▶ [Data provided]
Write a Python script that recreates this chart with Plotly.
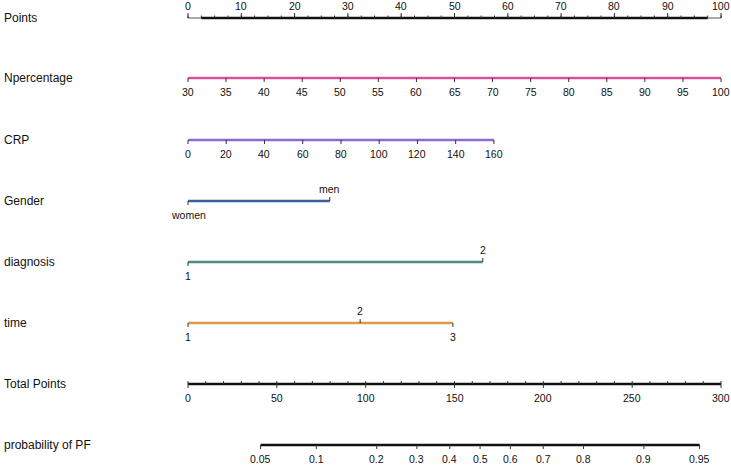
import plotly.graph_objects as go
import numpy as np

# ---------------- data ----------------
row_names = ["Points", "Npercentage", "CRP", "Gender", "diagnosis", "time",
             "Total Points", "probability of PF"]

points_ticks = [0, 10, 20, 30, 40, 50, 60, 70, 80, 90, 100]
points_minor = list(np.arange(0, 100.01, 2.5))

npct_vals = [30, 35, 40, 45, 50, 55, 60, 65, 70, 75, 80, 85, 90, 95, 100]
npct_pts = [0, 7.14, 14.29, 21.43, 28.57, 35.71, 42.86, 50.0, 57.14, 64.29,
            71.43, 78.57, 85.71, 92.86, 100]

crp_vals = [0, 20, 40, 60, 80, 100, 120, 140, 160]
crp_pts = [0, 7.17, 14.35, 21.52, 28.7, 35.87, 43.05, 50.22, 57.4]

gender_labels = ["women", "men"]
gender_pts = [0, 26.6]

diagnosis_labels = ["1", "2"]
diagnosis_pts = [0, 55.3]

time_labels = ["1", "2", "3"]
time_pts = [0, 32.3, 49.7]

total_ticks = [0, 50, 100, 150, 200, 250, 300]
total_minor = list(range(0, 301, 10))

prob_ticks = [0.05, 0.1, 0.2, 0.3, 0.4, 0.5, 0.6, 0.7, 0.8, 0.9, 0.95]
prob_labels = ["0.05", "0.1", "0.2", "0.3", "0.4", "0.5", "0.6", "0.7", "0.8", "0.9", "0.95"]
tp_at_half = 164.4      # total points where probability = 0.5
logit_per_tp = 0.02383  # slope of logit vs total points

# ---------------- layout constants ----------------
W, H = 731, 465
left_px, right_px = 188, 721
ppx = (right_px - left_px) / 100.0
xr = [-left_px / ppx, 100 + (W - right_px) / ppx]
row_y = [18, 78, 140, 201, 262, 323, 384, 445]

colors = {
    "Npercentage": "#d9509c",
    "CRP": "#8a6cd4",
    "Gender": "#3c5f9e",
    "diagnosis": "#4c8c84",
    "time": "#dd9a48",
}
FONT = "Liberation Sans, Arial, Helvetica, sans-serif"
TICK_FS = 10.5
NAME_FS = 12

fig = go.Figure()
annotations = []


def hline(x0, x1, y, color, width):
    fig.add_trace(go.Scatter(x=[x0, x1], y=[y, y], mode="lines",
                             line=dict(color=color, width=width),
                             hoverinfo="skip", showlegend=False))


def ticks(xs, y, length, color="#333333", width=1):
    tx, ty = [], []
    for x in xs:
        tx += [x, x, None]
        ty += [y, y + length, None]
    fig.add_trace(go.Scatter(x=tx, y=ty, mode="lines",
                             line=dict(color=color, width=width),
                             hoverinfo="skip", showlegend=False))


def label(x, y, text, size=TICK_FS):
    annotations.append(dict(x=x, y=y, xref="x", yref="y", text=text,
                            showarrow=False, xanchor="center", yanchor="middle",
                            font=dict(family=FONT, size=size, color="#111111")))


# Points axis
y = row_y[0]
hline(0, 100, y, "#555555", 1)
hline(2.5, 97.5, y, "#111111", 2.5)
ticks(points_minor, y, -2.5)
ticks(points_ticks, y, -5)
for v in points_ticks:
    label(v, y - 12, str(v))

# Npercentage
y = row_y[1]
hline(npct_pts[0], npct_pts[-1], y, colors["Npercentage"], 2.5)
ticks(npct_pts, y, 4)
for v, p in zip(npct_vals, npct_pts):
    label(p, y + 14, str(v))

# CRP
y = row_y[2]
hline(crp_pts[0], crp_pts[-1], y, colors["CRP"], 2.5)
ticks(crp_pts, y, 4)
for v, p in zip(crp_vals, crp_pts):
    label(p, y + 14, str(v))


def categorical(y, labels_, pts, color):
    hline(min(pts), max(pts), y, color, 2.5)
    for i, (lab, p) in enumerate(zip(labels_, pts)):
        below = (i % 2 == 0)
        ticks([p], y, 4 if below else -4)
        label(p, y + 14 if below else y - 12, lab)


categorical(row_y[3], gender_labels, gender_pts, colors["Gender"])
categorical(row_y[4], diagnosis_labels, diagnosis_pts, colors["diagnosis"])
categorical(row_y[5], time_labels, time_pts, colors["time"])

# Total points
y = row_y[6]
tp = [t / 3.0 for t in total_ticks]
hline(0, 100, y, "#111111", 2.5)
ticks([t / 3.0 for t in total_minor], y, -3)
ticks(tp, y, 4)
for v, p in zip(total_ticks, tp):
    label(p, y + 14, str(v))

# Probability
y = row_y[7]
pp = [(tp_at_half + np.log(p / (1 - p)) / logit_per_tp) / 3.0 for p in prob_ticks]
hline(pp[0], pp[-1], y, "#111111", 2.5)
ticks(pp, y, 4)
for lab, p in zip(prob_labels, pp):
    label(p, y + 14, lab)

# Row names
for name, yy in zip(row_names, row_y):
    annotations.append(dict(x=0, y=yy, xref="paper", yref="y", text=name,
                            showarrow=False, xanchor="left", yanchor="middle",
                            xshift=2,
                            font=dict(family=FONT, size=NAME_FS, color="#111111")))

fig.update_layout(
    width=W, height=H,
    margin=dict(l=0, r=0, t=0, b=0),
    paper_bgcolor="white", plot_bgcolor="white",
    xaxis=dict(range=xr, visible=False, fixedrange=True),
    yaxis=dict(range=[H, 0], visible=False, fixedrange=True),
    annotations=annotations,
    showlegend=False,
)
fig.write_html("out.html")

▶ [What the task requires]
Write out each line of the data exactly; the images should be left out.

▶ [Completed task]
Write a Python script that recreates this chart with Plotly.
import plotly.graph_objects as go
import numpy as np

# ---------------- data ----------------
row_names = ["Points", "Npercentage", "CRP", "Gender", "diagnosis", "time",
             "Total Points", "probability of PF"]

points_ticks = [0, 10, 20, 30, 40, 50, 60, 70, 80, 90, 100]
points_minor = list(np.arange(0, 100.01, 2.5))

npct_vals = [30, 35, 40, 45, 50, 55, 60, 65, 70, 75, 80, 85, 90, 95, 100]
npct_pts = [0, 7.14, 14.29, 21.43, 28.57, 35.71, 42.86, 50.0, 57.14, 64.29,
            71.43, 78.57, 85.71, 92.86, 100]

crp_vals = [0, 20, 40, 60, 80, 100, 120, 140, 160]
crp_pts = [0, 7.17, 14.35, 21.52, 28.7, 35.87, 43.05, 50.22, 57.4]

gender_labels = ["women", "men"]
gender_pts = [0, 26.6]

diagnosis_labels = ["1", "2"]
diagnosis_pts = [0, 55.3]

time_labels = ["1", "2", "3"]
time_pts = [0, 32.3, 49.7]

total_ticks = [0, 50, 100, 150, 200, 250, 300]
total_minor = list(range(0, 301, 10))

prob_ticks = [0.05, 0.1, 0.2, 0.3, 0.4, 0.5, 0.6, 0.7, 0.8, 0.9, 0.95]
prob_labels = ["0.05", "0.1", "0.2", "0.3", "0.4", "0.5", "0.6", "0.7", "0.8", "0.9", "0.95"]
tp_at_half = 164.4      # total points where probability = 0.5
logit_per_tp = 0.02383  # slope of logit vs total points

# ---------------- layout constants ----------------
W, H = 731, 465
left_px, right_px = 188, 721
ppx = (right_px - left_px) / 100.0
xr = [-left_px / ppx, 100 + (W - right_px) / ppx]
row_y = [18, 78, 140, 201, 262, 323, 384, 445]

colors = {
    "Npercentage": "#d9509c",
    "CRP": "#8a6cd4",
    "Gender": "#3c5f9e",
    "diagnosis": "#4c8c84",
    "time": "#dd9a48",
}
FONT = "Liberation Sans, Arial, Helvetica, sans-serif"
TICK_FS = 10.5
NAME_FS = 12

fig = go.Figure()
annotations = []


def hline(x0, x1, y, color, width):
    fig.add_trace(go.Scatter(x=[x0, x1], y=[y, y], mode="lines",
                             line=dict(color=color, width=width),
                             hoverinfo="skip", showlegend=False))


def ticks(xs, y, length, color="#333333", width=1):
    tx, ty = [], []
    for x in xs:
        tx += [x, x, None]
        ty += [y, y + length, None]
    fig.add_trace(go.Scatter(x=tx, y=ty, mode="lines",
                             line=dict(color=color, width=width),
                             hoverinfo="skip", showlegend=False))


def label(x, y, text, size=TICK_FS):
    annotations.append(dict(x=x, y=y, xref="x", yref="y", text=text,
                            showarrow=False, xanchor="center", yanchor="middle",
                            font=dict(family=FONT, size=size, color="#111111")))


# Points axis
y = row_y[0]
hline(0, 100, y, "#555555", 1)
hline(2.5, 97.5, y, "#111111", 2.5)
ticks(points_minor, y, -2.5)
ticks(points_ticks, y, -5)
for v in points_ticks:
    label(v, y - 12, str(v))

# Npercentage
y = row_y[1]
hline(npct_pts[0], npct_pts[-1], y, colors["Npercentage"], 2.5)
ticks(npct_pts, y, 4)
for v, p in zip(npct_vals, npct_pts):
    label(p, y + 14, str(v))

# CRP
y = row_y[2]
hline(crp_pts[0], crp_pts[-1], y, colors["CRP"], 2.5)
ticks(crp_pts, y, 4)
for v, p in zip(crp_vals, crp_pts):
    label(p, y + 14, str(v))


def categorical(y, labels_, pts, color):
    hline(min(pts), max(pts), y, color, 2.5)
    for i, (lab, p) in enumerate(zip(labels_, pts)):
        below = (i % 2 == 0)
        ticks([p], y, 4 if below else -4)
        label(p, y + 14 if below else y - 12, lab)


categorical(row_y[3], gender_labels, gender_pts, colors["Gender"])
categorical(row_y[4], diagnosis_labels, diagnosis_pts, colors["diagnosis"])
categorical(row_y[5], time_labels, time_pts, colors["time"])

# Total points
y = row_y[6]
tp = [t / 3.0 for t in total_ticks]
hline(0, 100, y, "#111111", 2.5)
ticks([t / 3.0 for t in total_minor], y, -3)
ticks(tp, y, 4)
for v, p in zip(total_ticks, tp):
    label(p, y + 14, str(v))

# Probability
y = row_y[7]
pp = [(tp_at_half + np.log(p / (1 - p)) / logit_per_tp) / 3.0 for p in prob_ticks]
hline(pp[0], pp[-1], y, "#111111", 2.5)
ticks(pp, y, 4)
for lab, p in zip(prob_labels, pp):
    label(p, y + 14, lab)

# Row names
for name, yy in zip(row_names, row_y):
    annotations.append(dict(x=0, y=yy, xref="paper", yref="y", text=name,
                            showarrow=False, xanchor="left", yanchor="middle",
                            xshift=2,
                            font=dict(family=FONT, size=NAME_FS, color="#111111")))

fig.update_layout(
    width=W, height=H,
    margin=dict(l=0, r=0, t=0, b=0),
    paper_bgcolor="white", plot_bgcolor="white",
    xaxis=dict(range=xr, visible=False, fixedrange=True),
    yaxis=dict(range=[H, 0], visible=False, fixedrange=True),
    annotations=annotations,
    showlegend=False,
)
fig.write_html("out.html")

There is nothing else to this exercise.